Musing at Morningbell

A night at Morningbell Records leads to introspection on Jackson’s music scene.

A night at Morningbell Records leads to introspection on Jackson’s music scene. Photo by Trip Burns.

On Sept. 7, 5th Child celebrated the release of his newest album, “Love Letters and Suicide Notes,” at Morningbell Records (622 Duling Ave., Suite 212, 769-233-7468) with a performance by 5th Wolf, a combination of himself and Jackson rock band Spacewolf. Here are some of my random thoughts from the night.

“Man, I love Morningbell.” In less than a year, Morningbell has gone from an idea in the minds of Drew and Sarah McKercher to not only the go-to place to buy records, CDs, and other music-related stuff, but also one of the most consistent live music venues in the city. The store supports every facet of the Jackson music scene, and we are all grateful and better for it. Plus, what’s better than watching music while standing in the record aisles?

“Wow, there’s a lot of people here.” Morningbell is one of the cozier venues in the city, and this is especially true when there is a good turnout. The excitement level for this show was huge, seeing as how two of Jackson’s most beloved acts were combining forces. I’ll put it this way: 5th sold out the CDs and shirts he brought with him with at least a dozen people still looking to make purchases. You don’t see that very often. (Note: the CD is available at the store and I suggest you go cop one.)

“This is really special.” As I looked around, I couldn’t help but feel proud of my city. My main goal as a Jackson music supporter and promoter has been to unite the different scenes within Jackson into one cohesive scene with collaborations that bring everyone together. It’s cool to see that vision play out in real life, and 5th Wolf was a concrete embodiment of that. On top of that, Jackson rock duo Liver Mousse is featured on a track off of 5th’s new album. A local saxophone player joined 5th Wolf on stage for the night. Cross-pollination will continue to, as those of us within the city who share that vision have all kinds of shows, records, and new collaborations coming your way soon. For some, a show featuring a rock band and a rapper in Jackson doesn’t seem like that big of a deal. But just remember, we aren’t that far removed from the days where touring black singing groups had to play in the South to rooms with a white line down the middle to separate races.

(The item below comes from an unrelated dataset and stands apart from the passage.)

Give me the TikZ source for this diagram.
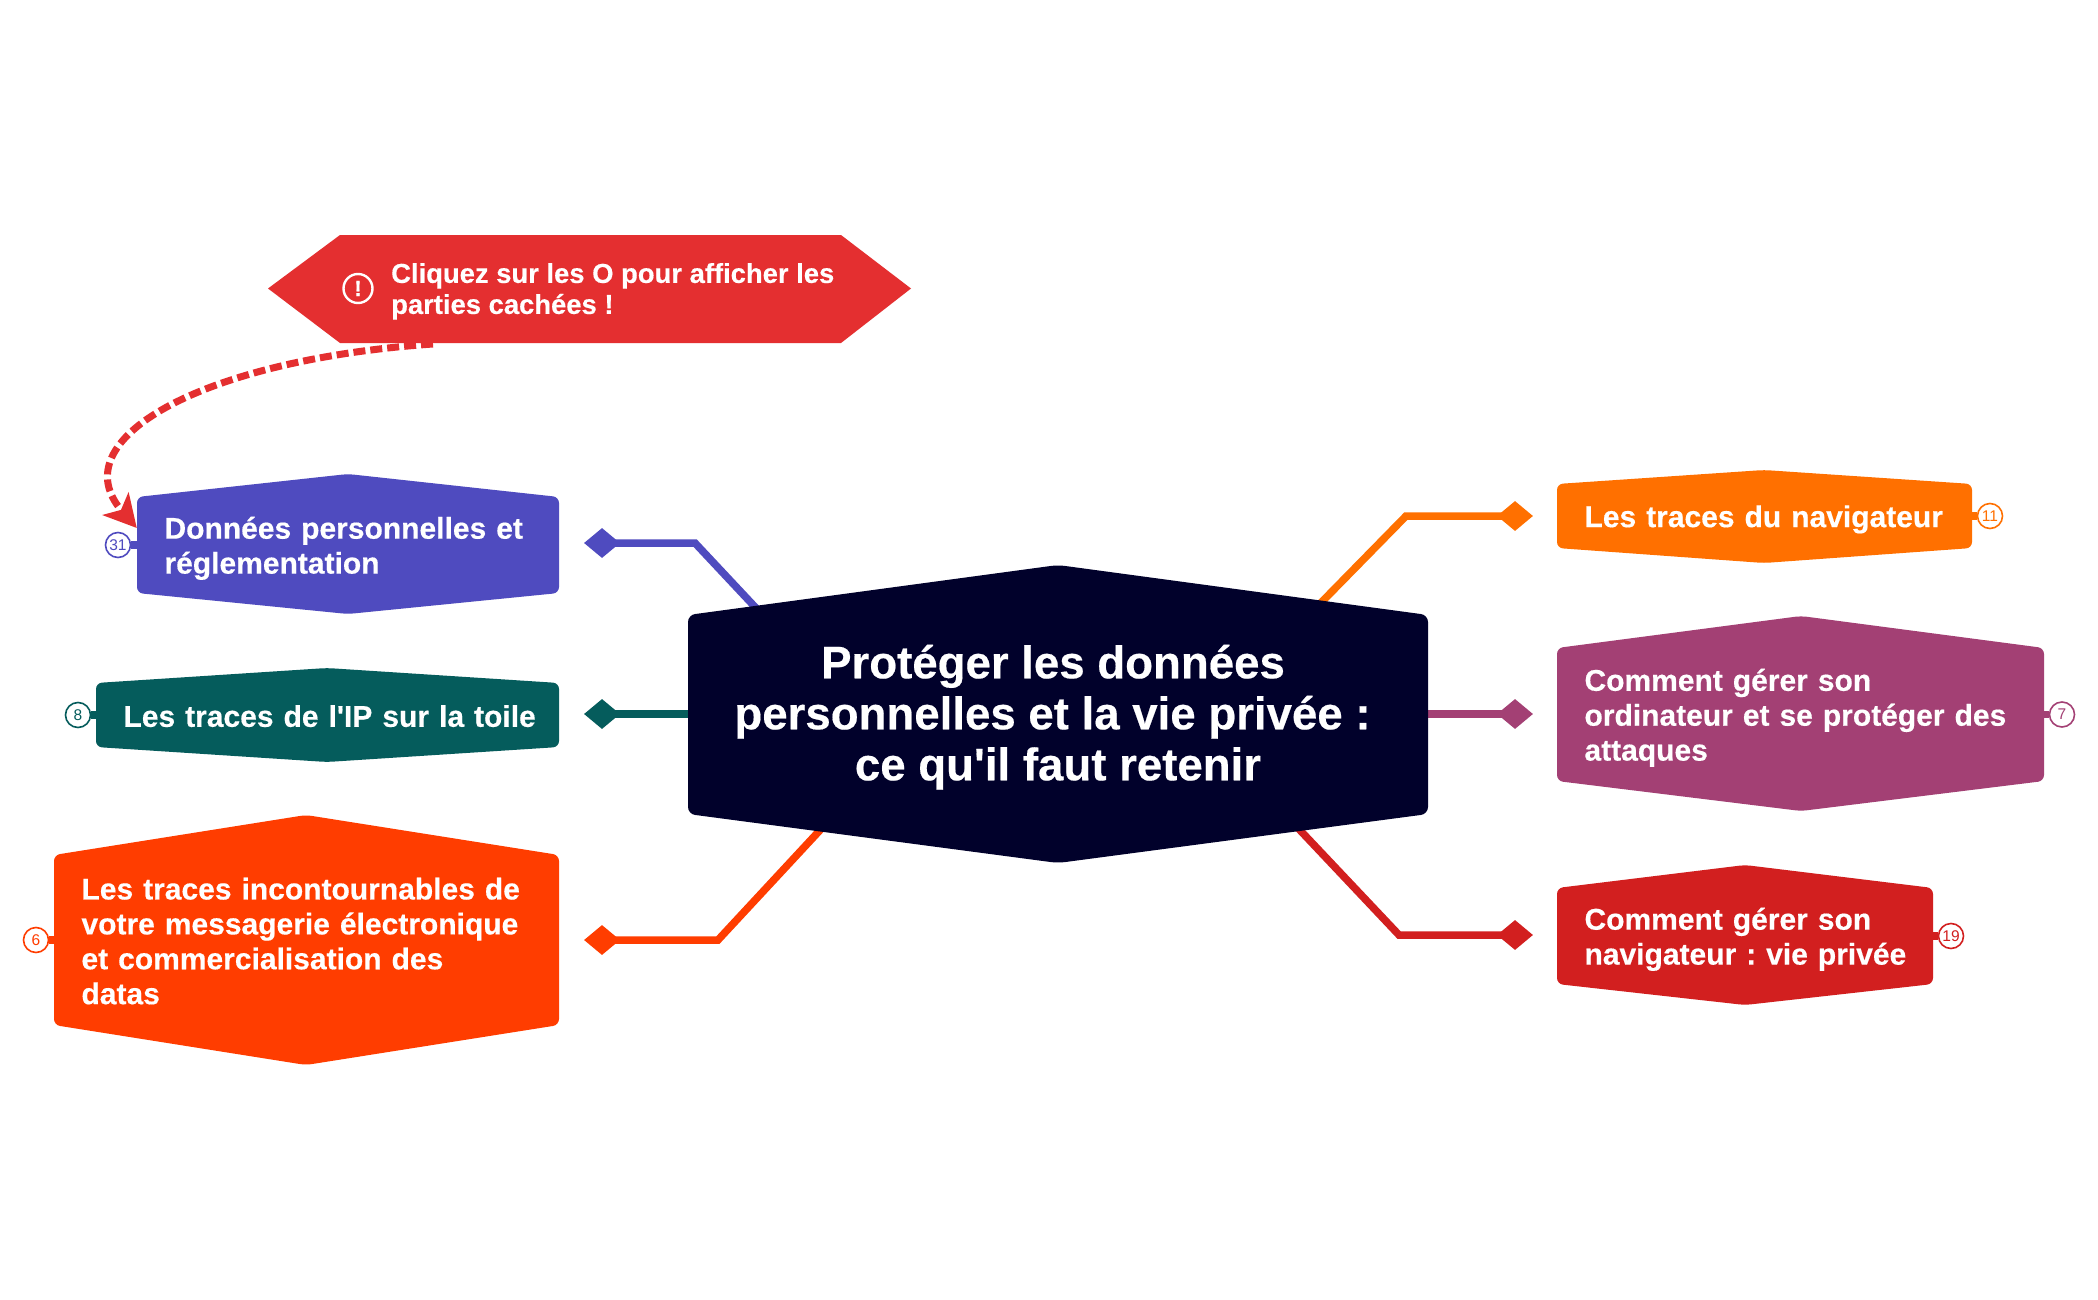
\documentclass[tikz,border=0pt]{standalone}
\usepackage{fontspec}
\setmainfont{Liberation Sans}[Ligatures=TeXOff,BoldFeatures={FakeBold=0.4}]
\usetikzlibrary{shapes.geometric,arrows.meta,calc}
\pgfdeclarelayer{back}
\pgfsetlayers{back,main}
\definecolor{cblue}{HTML}{4F4BBF}
\definecolor{cteal}{HTML}{055C5C}
\definecolor{cflame}{HTML}{FF3D00}
\definecolor{corange}{HTML}{FF7000}
\definecolor{cplum}{HTML}{A34074}
\definecolor{cred}{HTML}{D21F1F}
\definecolor{chub}{HTML}{01012B}
\definecolor{ccall}{HTML}{E42F30}
\newcommand{\upstrut}[1]{\vrule height #1pt depth 0pt width 0pt\relax}
\newcommand{\downstrut}[1]{\vrule height 0pt depth #1pt width 0pt\relax}
\tikzset{
  boxtext/.style={text=white,inner sep=0pt,font=\fontsize{30}{34.9}\selectfont\bfseries\frenchspacing},
  dia/.style={diamond,draw=none,fill=#1,inner sep=0pt,aspect=1.2,minimum width=36pt,minimum height=30pt},
  link/.style={draw=#1,line width=7.5pt,miter limit=10},
  badge/.style={circle,draw=#1,line width=1.6pt,fill=white,text=#1,inner sep=0pt,minimum size=25pt,
     font=\fontsize{15.5}{16}\selectfont},
}
% name, colour, x1, x2, apex x, top, shoulder top, shoulder bottom, bottom
\newcommand{\hexbox}[9]{%
  \fill[#2,rounded corners=6pt] (#3,#7) -- (#5,#6) -- (#4,#7) -- (#4,#8) -- (#5,#9) -- (#3,#8) -- cycle;
  \pgfmathsetmacro\hw{#4-#3}%
  \pgfmathsetmacro\hh{#8-#7}%
  \node[boxtext,minimum height=\hh pt,text width=\hw pt,
        execute at begin node={\leftskip=27.5pt\rightskip=0pt plus 1fill\parindent=0pt}]
     (#1) at ({(#3+#4)/2},{(#7+#8)/2})
}
\begin{document}
\begin{tikzpicture}[x=1pt,y=-1pt]
\useasboundingbox (0,0) rectangle (2098,1300);
\begin{pgfonlayer}{back}
\fill[white] (0,0) rectangle (2098,1300);
\end{pgfonlayer}

% central node
\fill[chub,rounded corners=7pt] (688,615) -- (1058,565) -- (1428,615) -- (1428,814) -- (1058,863) -- (688,814) -- cycle;
\node[text=white,inner sep=0pt,align=center,minimum width=740pt,minimum height=199pt,
      font=\fontsize{45.6}{51}\selectfont\bfseries\frenchspacing] (hub) at (1058,714)
  {\upstrut{40}Protéger les données\rule{10pt}{0pt}\\personnelles et la vie privée :\rule{11pt}{0pt}\\ce qu'il faut retenir\downstrut{8}};

% topics
\hexbox{blue}{cblue}{137}{559}{348}{474}{497}{593}{614}
  {\upstrut{28.6}Données personnelles et\\réglementation\downstrut{5}};
\hexbox{teal}{cteal}{96}{559}{327}{668}{683}{747}{762}
  {\upstrut{28.6}Les traces de l'IP sur la toile\downstrut{5}};
\hexbox{flame}{cflame}{54}{559}{306}{815}{855}{1025}{1065}
  {\upstrut{28.6}Les traces incontournables de\\votre messagerie électronique\\et commercialisation des\\datas\downstrut{5}};
\hexbox{orange}{corange}{1557}{1972}{1764}{470}{484}{548}{563}
  {\upstrut{28.6}Les traces du navigateur\downstrut{5}};
\hexbox{plum}{cplum}{1557}{2044}{1801}{616}{648}{781}{811}
  {\upstrut{28.6}Comment gérer son\\ordinateur et se protéger des\\attaques\downstrut{5}};
\hexbox{red}{cred}{1557}{1933}{1745}{865}{888}{984}{1005}
  {\upstrut{28.6}Comment gérer son\\navigateur : vie privée\downstrut{5}};

% callout
\fill[ccall] (268,288.5) -- (340,235) -- (841,235) -- (911,288.5) -- (841,343) -- (340,343) -- cycle;
\node[boxtext,font=\fontsize{27.4}{31}\selectfont\bfseries\frenchspacing,anchor=west,align=left] (calltext) at (391,288)
  {\upstrut{26.5}Cliquez sur les O pour afficher les\\parties cachées !\downstrut{4.8}};
\node[circle,draw=white,line width=2.4pt,text=white,inner sep=0pt,minimum size=29pt,
      font=\fontsize{22}{22}\selectfont\bfseries] (callicon) at (358,288.5) {!};
\coordinate (callfoot) at (433,344);

% end diamonds
\node[dia=cblue] (dblue) at (602,543) {};
\node[dia=cteal] (dteal) at (602,714) {};
\node[dia=cflame] (dflame) at (602,940) {};
\node[dia=corange] (dorange) at (1515,516) {};
\node[dia=cplum] (dplum) at (1515,714) {};
\node[dia=cred] (dred) at (1515,935) {};

% badges
\node[badge=cblue] (bblue) at (118,545) {31};
\node[badge=cteal] (bteal) at (78,715) {8};
\node[badge=cflame] (bflame) at (36,940) {6};
\node[badge=corange] (borange) at (1990,516) {11};
\node[badge=cplum] (bplum) at (2062,714.5) {7};
\node[badge=cred] (bred) at (1951,936) {19};

% connectors
\coordinate (hubblue) at (770,623);
\coordinate (hubflame) at (835,814);
\coordinate (huborange) at (1306,618);
\coordinate (hubred) at (1280,809);
\begin{pgfonlayer}{back}
\draw[link=cblue] (dblue.center) -- (695,543) -- (hubblue);
\draw[link=cteal] (dteal.center) -- (hub.west);
\draw[link=cflame] (dflame.center) -- (718,940) -- (hubflame);
\draw[link=corange] (dorange.center) -- (1406,516) -- (huborange);
\draw[link=cplum] (dplum.center) -- (hub.east);
\draw[link=cred] (dred.center) -- (1399,935) -- (hubred);
\draw[link=cblue] (bblue) -- (blue.west);
\draw[link=cteal] (bteal) -- (teal.west);
\draw[link=cflame] (bflame) -- (flame.west);
\draw[link=corange] (borange) -- (orange.east);
\draw[link=cplum] (bplum) -- (plum.east);
\draw[link=cred] (bred) -- (red.east);
\end{pgfonlayer}

% dashed arrow
\draw[ccall,line width=7pt,dash pattern=on 12pt off 5pt,
      -{Stealth[length=32pt,width=34pt,inset=8pt]}]
  (callfoot) .. controls (200,360) and (60,440) .. ($(blue.west)+(0,-17)$);
\end{tikzpicture}
\end{document}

“Whoa, Caitlin is crying.” To be fair, Caitlin Cox (of Liver Mousse) cries a lot. Her sweet and empathetic nature requires it. I really understood where the tears were coming from on this night, for sure. The crowd at Morningbell was beautiful. People of different ages and races with different musical tastes were jammed in the room. One of the biggest complaints I hear from people who complain about things is that Jackson’s music scene is segregated by both genre and race. As I mentioned, that is being worked on, and on this night it wasn’t an issue. It’s funny to me, I must say, that the people I hear complain about a segregated music scene or that there is nothing to do in Jackson are the people that you never see out at anything. Lame.

“Frank Ezelle is the coolest person in Jackson.” If you don’t know Frank, you need to. If you support local music in Jackson, you have probably seen him diligently videotaping shows all over town. Ezelle, 60, goes to more stuff than even my wife and me. Not only does he record the shows and post videos on his YouTube page (Jackson MS Music), he also burns DVDs of the shows and carries them around in his camera bag to give out to everyone involved.

“I absolutely love Jackson.” At this point, that goes without saying. Peace.